If some conservatives have their way, Alex Jimenez will become to an expanded domestic-spying program what Graeme Frost became to the expanded S-CHIP program: A human face on a contentious political issue.

Frost, of course, is the 12-year-old who gave a Democratic Party radio rebuttal to President Bush’s veto of a bill to expand the State Children’s Health Insurance Program that had passed Congress with broad bipartisan support.

Before you could say “Michelle Malkin,” conservative and right-wing bloggers and talk-show blatherers were dumping all over the Frost family because Graeme and sister Gemma were eligible for the Maryland version of S-CHIP even though they were card-carrying members of the middle class.

Jimenez, on the other hand, was kidnapped along with two fellow troopers by Al Qaeda insurgents in Iraq’s Triangle of Death in May and almost certainly was executed.

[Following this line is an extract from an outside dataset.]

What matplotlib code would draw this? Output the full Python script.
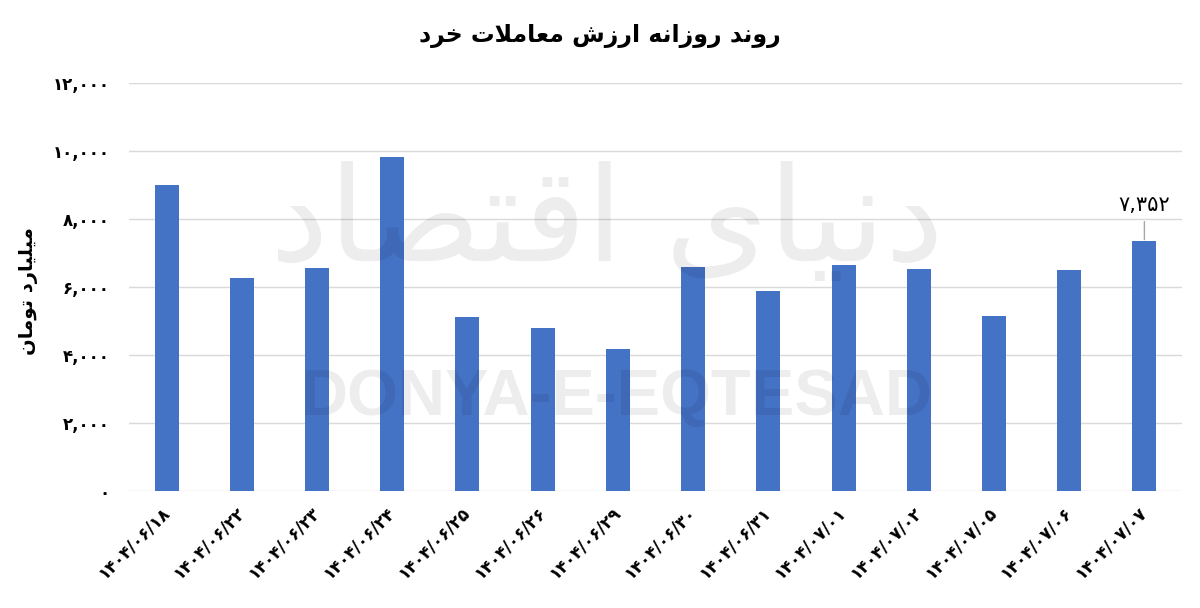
import matplotlib
matplotlib.use("Agg")
import matplotlib.pyplot as plt
from matplotlib.ticker import FuncFormatter, MultipleLocator

# data (billion toman)
dates = ['۱۴۰۴/۰۶/۱۸', '۱۴۰۴/۰۶/۲۲', '۱۴۰۴/۰۶/۲۳', '۱۴۰۴/۰۶/۲۴', '۱۴۰۴/۰۶/۲۵',
         '۱۴۰۴/۰۶/۲۶', '۱۴۰۴/۰۶/۲۹', '۱۴۰۴/۰۶/۳۰', '۱۴۰۴/۰۶/۳۱', '۱۴۰۴/۰۷/۰۱',
         '۱۴۰۴/۰۷/۰۲', '۱۴۰۴/۰۷/۰۵', '۱۴۰۴/۰۷/۰۶', '۱۴۰۴/۰۷/۰۷']
values = [9000, 6260, 6560, 9830, 5110, 4790, 4180, 6580, 5870, 6650,
          6520, 5150, 6490, 7352]

title = 'روند روزانه ارزش معاملات خرد'
ylabel = 'میلیارد تومان'
logo_fa = 'دنیای اقتصاد'
logo_en = 'DONYA-E-EQTESAD'

# matplotlib has no arabic shaping, so pick presentation forms by hand
# (isolated, final, initial, medial); right-joining letters only have two
FORMS = {
    'ا': ('\uFE8D', '\uFE8E'),
    'ت': ('\uFE95', '\uFE96', '\uFE97', '\uFE98'),
    'خ': ('\uFEA5', '\uFEA6', '\uFEA7', '\uFEA8'),
    'د': ('\uFEA9', '\uFEAA'),
    'ر': ('\uFEAD', '\uFEAE'),
    'ز': ('\uFEAF', '\uFEB0'),
    'ش': ('\uFEB5', '\uFEB6', '\uFEB7', '\uFEB8'),
    'ص': ('\uFEB9', '\uFEBA', '\uFEBB', '\uFEBC'),
    'ع': ('\uFEC9', '\uFECA', '\uFECB', '\uFECC'),
    'ق': ('\uFED5', '\uFED6', '\uFED7', '\uFED8'),
    'ل': ('\uFEDD', '\uFEDE', '\uFEDF', '\uFEE0'),
    'م': ('\uFEE1', '\uFEE2', '\uFEE3', '\uFEE4'),
    'ن': ('\uFEE5', '\uFEE6', '\uFEE7', '\uFEE8'),
    'ه': ('\uFEE9', '\uFEEA', '\uFEEB', '\uFEEC'),
    'و': ('\uFEED', '\uFEEE'),
    'ی': ('\uFBFC', '\uFBFD', '\uFBFE', '\uFBFF'),
    'لا': ('\uFEFB', '\uFEFC'),
}


def shape(text):
    chars = []
    i = 0
    while i < len(text):
        if text[i] == 'ل' and i + 1 < len(text) and text[i + 1] == 'ا':
            chars.append('لا')
            i += 2
        else:
            chars.append(text[i])
            i += 1
    out = []
    for k, c in enumerate(chars):
        f = FORMS.get(c)
        if f is None:
            out.append(c)
            continue
        prev = chars[k - 1] if k > 0 else None
        nxt = chars[k + 1] if k + 1 < len(chars) else None
        join_prev = prev in FORMS and len(FORMS[prev]) == 4
        join_next = len(f) == 4 and nxt in FORMS
        if join_prev and join_next:
            out.append(f[3])
        elif join_prev:
            out.append(f[1])
        elif join_next:
            out.append(f[2])
        else:
            out.append(f[0])
    return ''.join(reversed(out))


FA_DIGITS = str.maketrans('0123456789', '۰۱۲۳۴۵۶۷۸۹')


def fa_num(x):
    return f'{x:,.0f}'.translate(FA_DIGITS)


plt.rcParams['font.family'] = ['DejaVu Sans']

fig = plt.figure(figsize=(12, 6.08), dpi=100)
ax = fig.add_axes([0.1075, 0.1924, 0.8775, 0.6711])

x = range(len(values))
ax.bar(x, values, width=0.32, color='#4472C4', zorder=2)

ax.set_ylim(0, 12000)
ax.set_xlim(-0.5, len(values) - 0.5)
ax.yaxis.set_major_locator(MultipleLocator(2000))
ax.yaxis.set_major_formatter(FuncFormatter(lambda v, p: fa_num(v)))
ax.grid(axis='y', color='#d9d9d9', linewidth=1, zorder=0)
ax.tick_params(axis='both', length=0)
ax.tick_params(axis='y', pad=14, labelsize=12)
ax.tick_params(axis='x', pad=13, labelsize=12)
for s in ax.spines.values():
    s.set_visible(False)

ax.set_xticks(list(x))
ax.set_xticklabels(dates, rotation=45, ha='right', va='center',
                   rotation_mode='anchor', fontweight='bold')
for lbl in ax.get_yticklabels():
    lbl.set_fontweight('bold')

ax.set_ylabel(shape(ylabel), fontsize=14, fontweight='bold')
ax.yaxis.set_label_coords(-0.086, 0.49)
fig.text(0.5, 0.94, shape(title), ha='center', va='center',
         fontsize=17, fontweight='bold')

# value label on the last bar
ax.annotate(fa_num(values[-1]), xy=(len(values) - 1, values[-1]),
            xytext=(0, 19), textcoords='offset points',
            ha='center', va='bottom', fontsize=15,
            arrowprops=dict(arrowstyle='-', color='#a6a6a6', lw=1,
                            shrinkA=3, shrinkB=1))

# watermark drawn over everything, very faint
fig.text(0.506, 0.63, shape(logo_fa), ha='center', va='center',
         fontsize=95, color='black', alpha=0.07, zorder=10)
fig.text(0.514, 0.345, logo_en, ha='center', va='center',
         fontsize=47, fontweight='bold', family='Liberation Sans',
         color='black', alpha=0.07, zorder=10)

fig.savefig('out.png', dpi=100)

Jimenez was much in the news after he went missing because of his wife, Yaderlin, who like him is a native of the Dominican Republic but entered the U.S. illegally prior to marrying the Army specialist and naturalized citizen in 2004. Yaderlin had been slated for deportation because she had not applied for a green card, but can stay in the U.S. because an immigration lawyer who had the support of the Army intervened in her behalf and she was granted a card.

Well, Jimenez is now back in the news — at least in The New York Post and on Fox News, it’s identical TV twin, because of claims that U.S. intelligence officials apparently got bogged down for nearly 10 hours seeking approval to use wiretaps against the terrorists suspected of kidnapping he and the other men.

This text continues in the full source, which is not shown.